Mit "Kickstart" durch den Schnee: So schlägt sich der Leih-E-Roller im Chemnitzer Winter
Chemnitz - Etwas schutzlos fühlen wir uns schon, mein geliehener Elektroroller und ich. Zumindest, als wir an der roten Ampel der Hauptverkehrskreuzung am Nischel stehen. Blick über die Schulter: Zu dem Posttransporter, der sich hinter mir eingereiht hat, gesellt sich ein Omnibus. Danach ist die Sicht versperrt. Die Ampel schaltet gleich um - jetzt bloß nicht den Start verpatzen. Grünes Licht für den TAG24-Test.
Circa 200 mintgrüne E-Scooter können seit Jahresanfang im Chemnitzer Stadtgebiet geliehen werden (TAG24 berichtete).
"Nach unserem Start in Dresden war Chemnitz nun die nächste Stadt in Sachsen, in der wir unseren E-Scooter-Service anbieten wollten", so "TIER"-Sprecher David Krebs (31).
Das Ausleihen funktioniert per "TIER"-App auf dem Smartphone. Ich lade die Software, gebe Name und E-Mail-Adresse ein. Und stoße auf die erste Schwierigkeit: Als Zahlmittel, das ich vorher hinterlegen muss, kommen nur Paypal oder Kreditkarte infrage.
E-Roller werden auf einer Karte (ähnlich wie bei Google Maps) angezeigt. Beim nächsten Scooter angekommen, muss ich nur noch seinen QR-Code scannen und die Fahrt kann fast losgehen.
Erst braucht es einen "Kickstart". Wobei der Name Programm ist: Ich muss den Roller anschubsen, bevor ich den "Gas"-Knopf am rechten Hebel betätigen kann. Blitzschnell erreicht er seine Maximalgeschwindigkeit von 20 Kilometern pro Stunde.
Kosten: Pro Minute 19 Cent, dazu 1 Euro für Aktivierung
Leider ist die Bremsung ebenso abrupt. Der Verleiher wirbt damit, dass diese Generation "TIER"-Roller eine "verbesserte Bremsleistung" besäße und auch "mit rutschigem Untergrund noch besser zurecht" käme. Na, das wollen wir mal sehen.
Auf dem Platz vor der Oper in Chemnitz liegt noch Schnee. Ich fahre in geraden Linien von verschiedenen Seiten hindurch. Kein Problem, den rund 25 Zentimetern großen Reifen, 30 Kilogramm Gesamtgewicht und 700 Watt Hinterrad-Antrieb sei Dank.

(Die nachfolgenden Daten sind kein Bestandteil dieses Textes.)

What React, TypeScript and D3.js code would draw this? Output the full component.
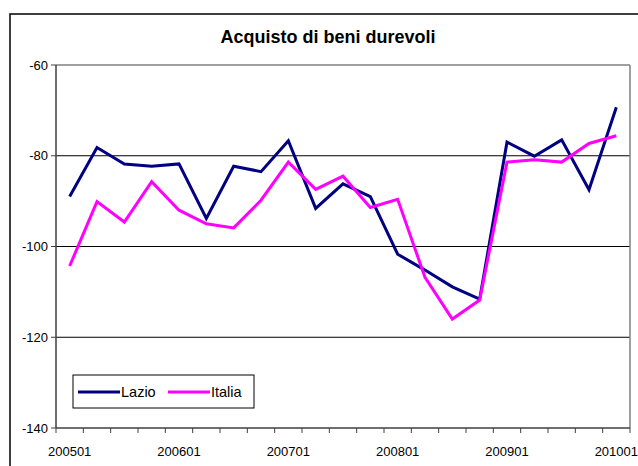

Problematisch wird es, als ich wieder die Treppe vor dem Theaterplatz hoch will. Das Fahrzeug lässt sich nur mit großer Anstrengung tragen. Ich benutze lieber den Aufzug, bevor es wieder auf die Straße geht.
Nach einer Stunde und circa vier Kilometern Fahrt zeigt die App noch 17 Kilometer Reichweite. Ebenfalls positiv: Eine Steigung von circa 30 Grad packte der Elektro-Roller mühelos.
Gegen Ende will ich gar nicht mehr runter von dem Ding. Aber die Uhr tickt. Pro Minute zahle ich 19 Cent, dazu 1 Euro für die Aktivierung. Rund zwölf Euro also. Deutlich teurer als ein Bus-Ticket. Dafür ohne zu warten oder umzusteigen. Dazu muss man sagen, dass ich ziemlich bummelte.
Die Strecke hätte sich auch in der Hälfte der Zeit meistern lassen. Aber das hätte nur halb so viel Spaß gemacht.